Caste Atrocities in Goa: Give Us this Day… Our Land!

By AMITA KANEKAR

 

Gayechi shepdi tumi doura,amkaam amchi zamin diya – such is the slogan (translated into Concani) of the Una Dalit Atyachar Ladayi Samiti, formed in Gujarat after the recent atrocity where 4 Dalit men were tortured by Gau Rakshaks, for disposing of dead cattle. Atrocities on Dalits are of course not new for South Asia; indeed they are the way of life for the brahmanical societies here. But, even as India rang to this new slogan, and other inspiring news from Gujarat where a vow has been taken by Dalit communities to forswear this occupation that they have traditionally been forced to do, leading to the dumping of cattle carcasses in front of government offices, Goa has been mostly silent. There was a small protest on 15 August in support of the Gujarat struggle, but, apart from this, one would imagine that Goa has nothing to do with such atrocities.

 

But this is not true. Atrocities against Dalits (and others) are part of not just Goa’s history, but contemporary culture too. Just a few days earlier, the people of Shahu Nagar wado in Ibrampur village, Pernem, had invited lawyers and others to their village to discuss the serious caste discrimination rampant there. Ibrampur has seven wados with a total population of 1800, of which the Mahars comprise 166 persons. As is the case with most Goan villages, the wados are caste-based, with the Mahars living to this day in a separate wado, known to the village and the government as the Maharwado or Harijanwado, though the residents have decided to change the name to Shahu Nagar.

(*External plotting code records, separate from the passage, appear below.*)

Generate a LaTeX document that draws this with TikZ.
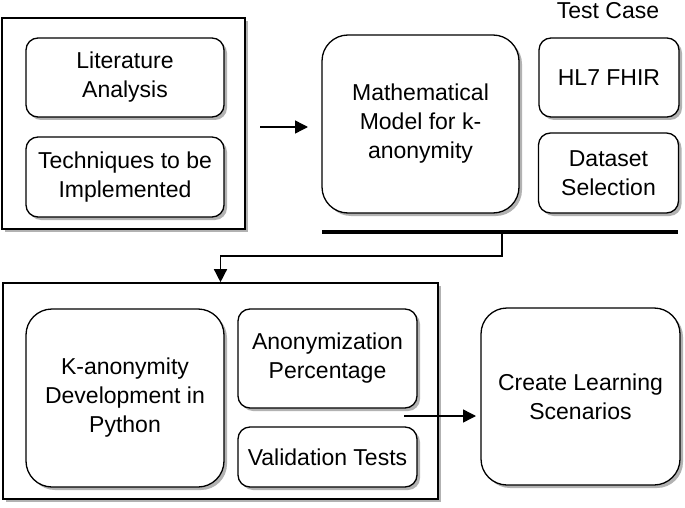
\documentclass[tikz,border=0pt]{standalone}
\usepackage{fontspec}
\setmainfont{Liberation Sans}
\usetikzlibrary{arrows.meta, shadows}

\begin{document}
\begin{tikzpicture}
      [x=1pt,y=-1pt
      ,every node/.style={font=\fontsize{23}{29}\selectfont,align=center,inner sep=0}
      ,shd/.style={drop shadow={shadow xshift=3pt,shadow yshift=-3pt,fill=black!30,opacity=1}}
      ,frm/.style={draw,line width=1.6pt,fill=white,shd}
      ,box/.style={draw,line width=1.3pt,fill=white,rounded corners=12pt,shd}
      ,bigbox/.style={box,rounded corners=26pt}
      ,lin/.style={line width=1.4pt,-{Triangle[length=13pt,width=13pt]}}]
        \useasboundingbox (0,0) rectangle (685,508);
        \coordinate (A0) at (123.5,123.5);
        \coordinate (A1) at (220.5,391);
        % upper part
        \node[frm,minimum width=243pt,minimum height=211pt] (topfrm) at (A0){};
        \node[box,minimum width=198pt,minimum height=79pt] (lit) at (125,77.5){Literature\\Analysis};
        \node[box,minimum width=198pt,minimum height=80pt] (tech) at (125,177){Techniques to be\\Implemented};
        \node[bigbox,minimum width=197pt,minimum height=178pt] (math) at (420.5,124){Mathematical\\Model for k-\\anonymity};
        \node (test) at (608,11){Test Case};
        \node[box,minimum width=140pt,minimum height=79pt] (hl7) at (609,77.5){HL7 FHIR};
        \node[box,minimum width=140pt,minimum height=80pt] (data) at (608.5,173){Dataset\\Selection};
        \coordinate (barL) at (322,232);
        \coordinate (barR) at (678,232);
        \coordinate (barM) at (502,232);
        \draw[line width=4pt] (barL) -- (barR);
        % lower part
        \node[frm,minimum width=435pt,minimum height=216pt] (lowfrm) at (A1){};
        \node[bigbox,minimum width=198pt,minimum height=178pt] (kanon) at (125,398){K-anonymity\\Development in\\Python};
        \node[box,minimum width=179pt,minimum height=99pt] (perc) at (327.5,358.5){Anonymization\\Percentage};
        \node[box,minimum width=179pt,minimum height=60pt] (valid) at (327.5,457){Validation Tests};
        \node[bigbox,minimum width=199pt,minimum height=177pt] (learn) at (580.5,396.5){Create Learning\\Scenarios};
        % connectors
        \coordinate (a1s) at (260,127);
        \coordinate (a1e) at (308,127);
        \coordinate (a2s) at (404,416);
        \coordinate (a2e) at (476,416);
        \draw[lin] (a1s) -- (a1e);
        \draw[lin] (barM) -- (502,256) -| (lowfrm.north);
        \draw[lin] (a2s) -- (a2e);
\end{tikzpicture}
\end{document}
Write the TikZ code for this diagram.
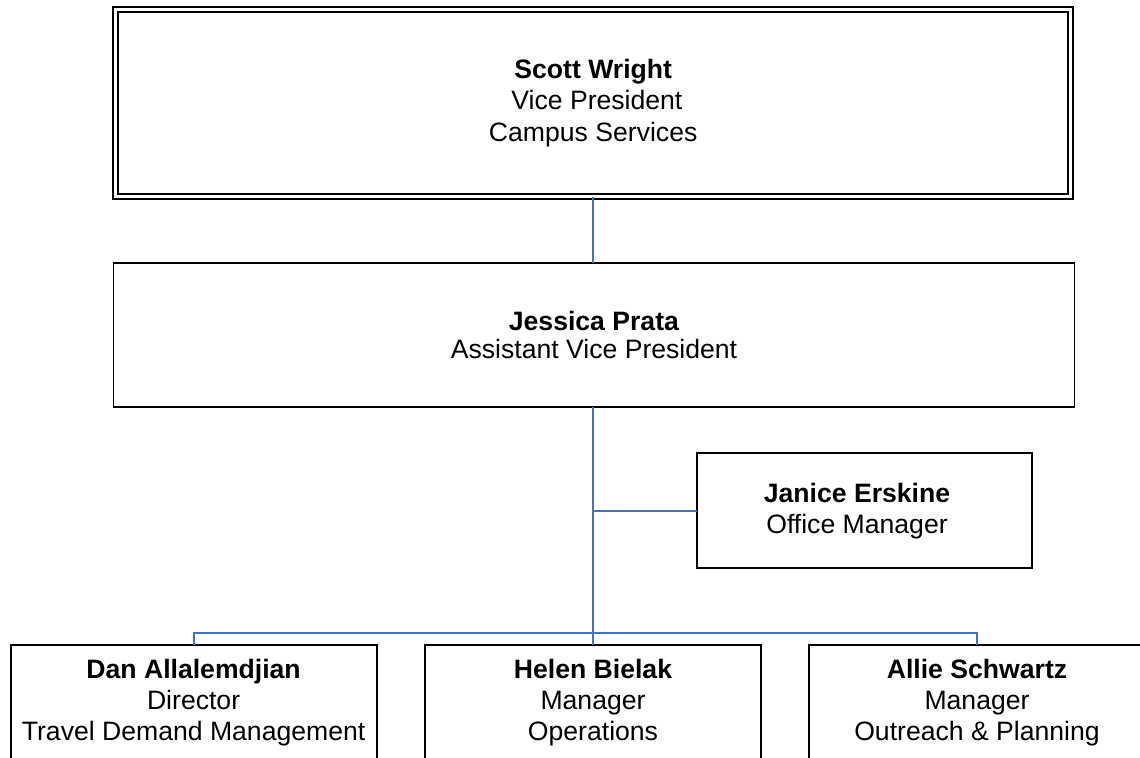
\documentclass[tikz,border=0pt]{standalone}
\usepackage{fontspec}
\setmainfont{Liberation Sans}
\usepackage{tikz}

\definecolor{linkblue}{RGB}{68,114,196}

\begin{document}
\begin{tikzpicture}[x=.5pt,y=-.5pt,
  box/.style={draw=black,line width=0.9pt,fill=white,inner sep=0pt,outer sep=0pt,align=center,font=\fontsize{13.3}{15.6}\selectfont},
  boxtext/.style={inner sep=0pt,outer sep=0pt,align=center,font=\fontsize{13.3}{15.6}\selectfont},
  link/.style={draw=linkblue,line width=1pt}]
\path[use as bounding box] (0,0) rectangle (1140,757);
\path[fill=white,draw=none] (0,0) rectangle (1140,757);
% top
\node[box,double,line width=1pt,double distance=1.5pt,minimum width=477.6pt,minimum height=93.6pt] (scott) at (593.2,103) {\textbf{Scott Wright}\\\mbox{}\ Vice President\\Campus Services};
\node[box,minimum width=480.5pt,minimum height=72pt,font=\fontsize{13.3}{14.2}\selectfont] (jessica) at (594,335) {\textbf{Jessica Prata}\\Assistant Vice President};
% office
\node[box,minimum width=167.5pt,minimum height=57.5pt] (janice) at (864.8,510.8) {};
\node[boxtext] (janicetext) at (857,510.8) {\textbf{Janice Erskine}\\Office Manager};
% bottom row
\node[box,minimum width=183pt,minimum height=57.5pt] (dan) at (193.6,702.5) {\textbf{Dan Allalemdjian}\\Director\\Travel Demand Management};
\node[box,minimum width=168pt,minimum height=57.5pt] (helen) at (593,702.5) {\textbf{Helen Bielak}\\Manager\\Operations};
\node[box,minimum width=168pt,minimum height=57.5pt] (allie) at (977,702.5) {\textbf{Allie Schwartz}\\Manager\\Outreach \& Planning};
\coordinate (bus) at (593,633);
% lines
\draw[link] (scott.south) -- (scott.south |- jessica.north);
\draw[link] (jessica.south -| helen.north) -- (helen.north);
\draw[link] (janice.west) -- (janice.west -| helen.north);
\draw[link] (dan.north) |- (bus) -| (allie.north);
\end{tikzpicture}
\end{document}
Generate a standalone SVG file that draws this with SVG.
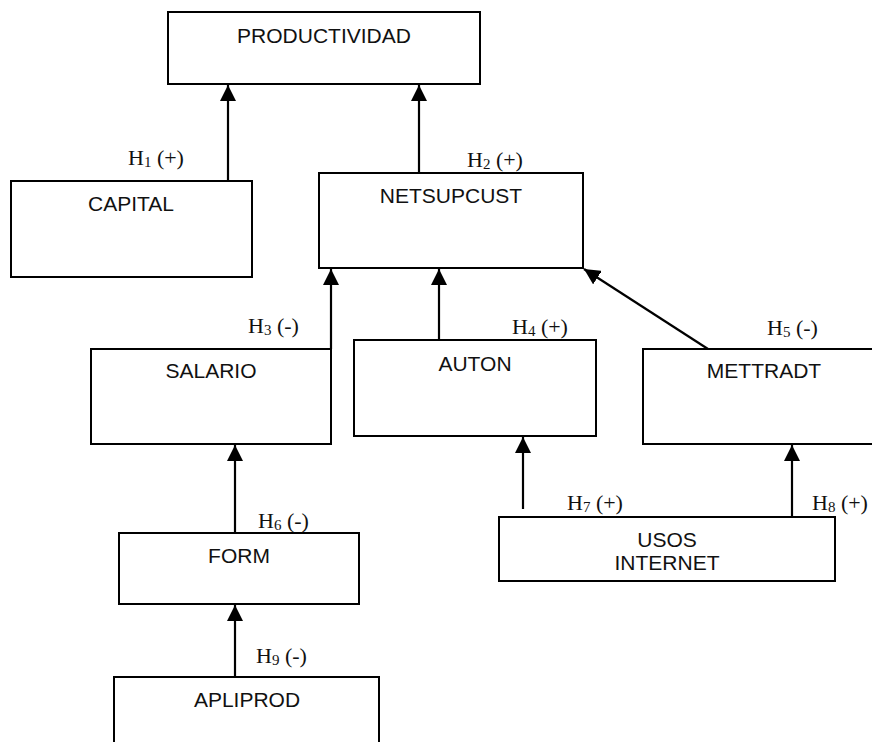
<svg xmlns="http://www.w3.org/2000/svg" width="872" height="742" viewBox="0 0 872 742">
  <style>
    .box { fill: #ffffff; stroke: #000000; stroke-width: 2; }
    .lbl { font-family: "Liberation Sans", Arial, sans-serif; font-size: 21px; fill: #111111; text-anchor: middle; }
    .hyp { font-family: "Liberation Serif", "DejaVu Serif", serif; font-size: 22px; fill: #111111; }
    .sub { font-size: 15px; }
    .edge { fill: none; stroke: #000000; stroke-width: 2.2; marker-end: url(#arrow); }
  </style>
  <defs>
    <marker id="arrow" viewBox="0 0 16 16" refX="16" refY="8" markerWidth="16" markerHeight="16" markerUnits="userSpaceOnUse" orient="auto">
      <path d="M0,0 L16,8 L0,16 Z" fill="#000000"/>
    </marker>
  </defs>

  <rect width="872" height="742" fill="#ffffff"/>

  <g id="productividad">
    <rect class="box" x="168" y="12" width="312" height="72"/>
    <text class="lbl" x="324" y="43">PRODUCTIVIDAD</text>
  </g>

  <g id="capital">
    <rect class="box" x="11" y="181" width="241" height="96"/>
    <text class="lbl" x="131" y="211">CAPITAL</text>
  </g>

  <g id="netsupcust">
    <rect class="box" x="319" y="173" width="264" height="95"/>
    <text class="lbl" x="451" y="203">NETSUPCUST</text>
  </g>

  <g id="salario">
    <rect class="box" x="91" y="349" width="240" height="95"/>
    <text class="lbl" x="211" y="378">SALARIO</text>
  </g>

  <g id="auton">
    <rect class="box" x="354" y="340" width="242" height="96"/>
    <text class="lbl" x="475" y="371">AUTON</text>
  </g>

  <g id="mettradt">
    <rect class="box" x="643" y="349" width="242" height="95"/>
    <text class="lbl" x="764" y="378">METTRADT</text>
  </g>

  <g id="usos-internet">
    <rect class="box" x="499" y="517" width="336" height="64"/>
    <text class="lbl" x="667" y="547">USOS</text>
    <text class="lbl" x="667" y="570">INTERNET</text>
  </g>

  <g id="form">
    <rect class="box" x="119" y="533" width="240" height="71"/>
    <text class="lbl" x="239" y="563">FORM</text>
  </g>

  <g id="apliprod">
    <rect class="box" x="114" y="677" width="265" height="80"/>
    <text class="lbl" x="247" y="707">APLIPROD</text>
  </g>

  <g id="connectors">
    <line class="edge" x1="228" y1="181" x2="228" y2="85"/>
    <line class="edge" x1="419" y1="173" x2="419" y2="85"/>
    <line class="edge" x1="331" y1="349" x2="331" y2="269"/>
    <line class="edge" x1="439" y1="340" x2="439" y2="269"/>
    <line class="edge" x1="708" y1="349" x2="584" y2="269"/>
    <line class="edge" x1="235" y1="533" x2="235" y2="445"/>
    <line class="edge" x1="235" y1="677" x2="235" y2="605"/>
    <line class="edge" x1="523" y1="509" x2="523" y2="437"/>
    <line class="edge" x1="792" y1="517" x2="792" y2="445"/>
  </g>

  <g id="hypotheses">
    <text class="hyp" x="128" y="165">H<tspan class="sub" dy="2">1</tspan><tspan dy="-2"> (+)</tspan></text>
    <text class="hyp" x="467" y="167">H<tspan class="sub" dy="2">2</tspan><tspan dy="-2"> (+)</tspan></text>
    <text class="hyp" x="248" y="333">H<tspan class="sub" dy="2">3</tspan><tspan dy="-2"> (-)</tspan></text>
    <text class="hyp" x="512" y="334">H<tspan class="sub" dy="2">4</tspan><tspan dy="-2"> (+)</tspan></text>
    <text class="hyp" x="767" y="335">H<tspan class="sub" dy="2">5</tspan><tspan dy="-2"> (-)</tspan></text>
    <text class="hyp" x="258" y="528">H<tspan class="sub" dy="2">6</tspan><tspan dy="-2"> (-)</tspan></text>
    <text class="hyp" x="567" y="510">H<tspan class="sub" dy="2">7</tspan><tspan dy="-2"> (+)</tspan></text>
    <text class="hyp" x="812" y="510">H<tspan class="sub" dy="2">8</tspan><tspan dy="-2"> (+)</tspan></text>
    <text class="hyp" x="256" y="663">H<tspan class="sub" dy="2">9</tspan><tspan dy="-2"> (-)</tspan></text>
  </g>
</svg>
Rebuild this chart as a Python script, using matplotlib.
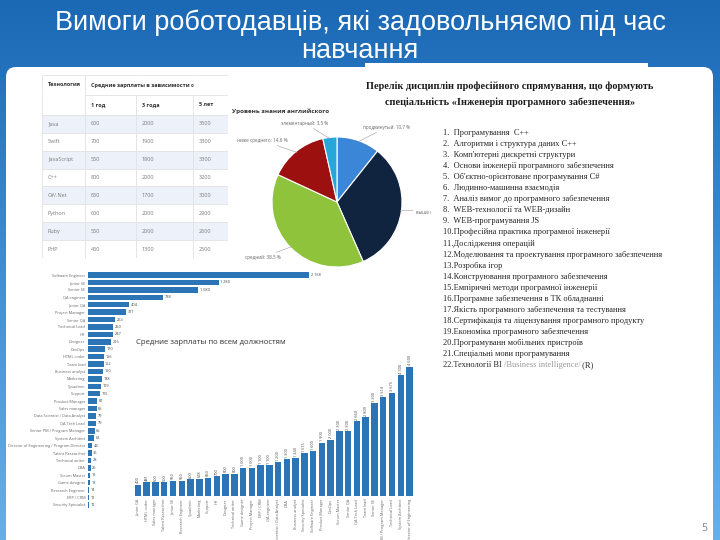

And although they have lived here for generations, toiling on the land and growing many fruit trees and other crops there, the land is not in their name, except for their houses. The rest is in the control of the Communidade of the village. And this Communidade is dominated by members of the Gawas community, who consider themselves higher than the Mahars.

 

The recent grievance of the Mahars concerns the Prime Minister’s Sansad Adarsh Gram Yojana, under which Ibrampur is one of three villages selected to become a ‘model village’. Funds have been laid out for these villages to invest on various kinds of infrastructure. The Shahu Nagar residents had applied 2 years ago for a community hall and children’s park in their wado, individual (private) toilets and water connections, and a proper road to all houses in the wado. The Gram Panchayat apparently said that a No-Objection Certificate (NoC) was required from the Communidade, which the latter had refused to give. When the villagers approached the Communidade, they were told that the NoC would only be provided if the people of Shahu Nagar took up all their old occupations again. They had been permitted to stay on the land, the Communidade members are reported to have said, only in return for providing ‘seva’ to the village. In other words, the Mahars had to go back to beating drums at temple festivities, beating the dhol through the village at other times, clearing carcasses, delivering messages, etc, all of which they had given up years ago.

 

The people of Shahu Nagar protested that many of them were employed otherwise now. The Communidade however remained adamant. the Mahars had to do the work. Only then would the development of their wado be considered.

 

Meanwhile, the funds released under the scheme are being utilised in the other wados, where roads, gutters, taps, toilets, and wells are being built. In Shahu Nagar however, even a deep and dangerous hole which has developed in the main road remains unrepaired.

 

And this is not the only atrocity being faced by the Dalits here. They are not allowed to build new houses, extend their old ones, or even build new sheds or barns; one person was threatened when he tried. And they are, even today, not allowed to enter the village temple. There are some houses, including that of a teacher of the local school, where they are offered water in separate glasses. This school conducts a Satyanarayana puja every year (itself a questionable activity—why should a government school hold religious programme, and that of only some faiths?) in which Mahar students are not allowed to play a role. The villagers say that they have complained about all this to BJP MLA Rajendra Arlekar, who represents Pernem in the Assembly, but to no avail.

 

And Ibrampur’s story is not a unique one. Avinash Jadhav, an activist of Dalit Ekta Samiti, carried out a one-day hunger strike in Panjim on 15 August, in solidarity with the Gujarat movement and also to highlight atrocities in Goa, especially in Sattari. Jadhav described Dalits there as living ‘in custody’. They lived, he said, completely at the mercy of the bhatkars, i.e. the Rane family, with no title to the land on which they have lived and toiled for generations, without the freedom to harvest the produce from their own trees, sometimes even with barbed wire fencing put around their houses by the bhatkar’s men to prevent them ‘trespassing’ on the sprawling lands controlled by him.

 

In other words, our ‘progressive’ land of Goa is rife with caste-based atrocities, most of them directly connected to the practices and beliefs of Hinduism, as pointed out ages ago by Jyotiba Phule as well as Dr Ambedkar. And a critical element of this oppression is through control of land. Thus the slogan given by the Dalits in Gujarat, challenging the Hindu obsession with the cow and also focussing on land, is the slogan for Goa as well – Keep the cow’s tail for yourself, give us our land!